3 of 194 comments (clear)

  1. I just want.... by MoToMo · · Score: 4

    The UPS that will keep the internet connection live in the event of loss of electricity...

    :) -Dan

  2. Media Fusion is a quack... by Hobbex · · Score: 4
    The Media Fusion thing was posted a week ago in this thread. Now that the article linked from that thread is not slashdotted anymore, go read it. The whole article is like one big joke. A couple of the thing they bring up (I forget all the points I LOLed at).
    • The guy is the most brilliant man ever.
    • He has written his own OS, so Windows will not be necessary when his system is launched. No word about how he managed to write an OS all by himself, or how he plans to overcome the problems of all other (closed) alternative OSes.
    • He has been nominated for the Nobel price. Actually, the Nobel Prize is not like the Academy Awards, pretty much any proffessor can nominate somebody, so it might be possible. The article goes on to say that he will probably win it (just like the hundreds of inventors of patented hacks that have done so before him.)
    • His invention, really just a hack that saves us time in not having to draw fiber even if it does work as stated, will change the world. The article features a guide to which companies like MS, HP, TI, and Apple will survive (FYI, MS and HP won't, Apple will "probably be more adaptable", and TI will surge getting a license to make the chips needed).
    • The guy is actually a philantropist.
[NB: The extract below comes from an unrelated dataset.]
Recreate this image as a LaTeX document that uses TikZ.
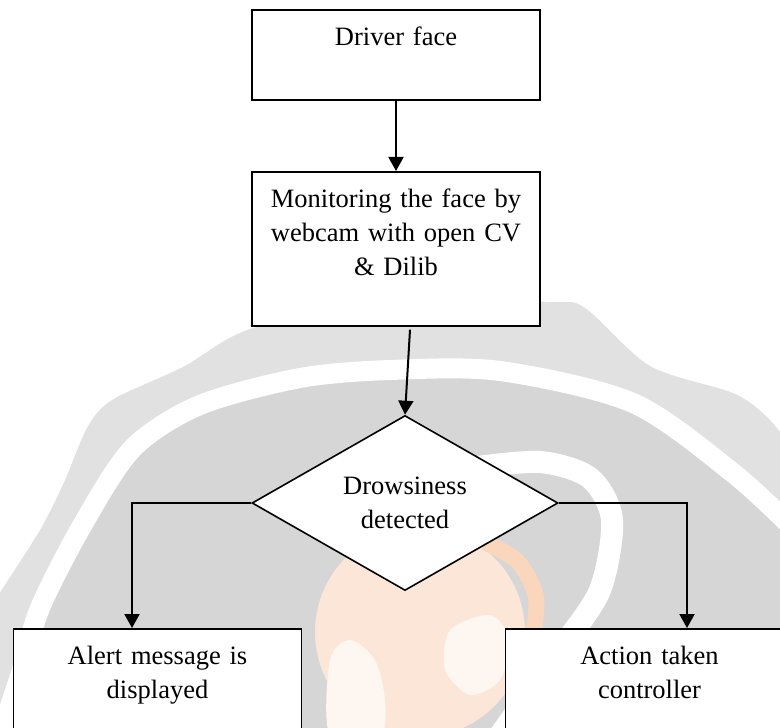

Which is why he has patented the technique, and has no plans to implement any of this himself, but only get rich off licensing.
    • He has figured out how to use the same technique with the earths magnetic field, to communicate over the whole world. Yes, it actually says this.

    Go read the article, I'm trolling in the least. It's fucking ubelievable.


    -
    We cannot reason ourselves out of our basic irrationality. All we can do is learn the art of being irrational in a reasonable way.
  3. On basic physics. by Christopher+Thomas · · Score: 4

    Of course it was around the the conductor - all electronic signals are transmitted as changes in the magnetic/electric fields around a conductor - thats basic physics.....

    Um, no.

    Signals in most circuits are trasmitted as a flow of current _within_ wires, driven by an electric field gradient _within_ the wires (called "voltage"). Electric fields outside the wires try to move current between the wire and anything nearby, but this is an unwanted side effect, stopped by something called "insulation". However, the electric fields also result in capacitive coupling between nearby wires, which causes something called "capacitive cross-talk". This is minimized by keeping wires far apart and minimizing the amount of parallel surface area of conducting regions.

    As a side effect of the current flow, a magnetic field is set up both around and within the wires. The current flowing within the wire and the magnetic fields around the wire are intimately connected; you can't have one without the other, and they interact very strongly with each other. You can't "transmit information in magnetic fields around the wire" without interacting with currents in the wire too - the magnetic field is _caused_ by local currents in the wire. In most systems, magnetic fields are an unwanted side effect. As there is mutual inductance between any two wires in a circuit, the magnetic fields caused by current in one wire will set up currents in other wires. This is called "inductive cross-talk". It is severe only for wires that are very close to each other, or that have a particularly vulnerable geometry.

    For an excellent book on the basic physics involved, I recommend "Fundamentals of Physics, Fifth Edition", by Halliday, Resnick, and Walker. Another good reference is "Physics for Scientists and Engineers, Extended Version" by Tipler.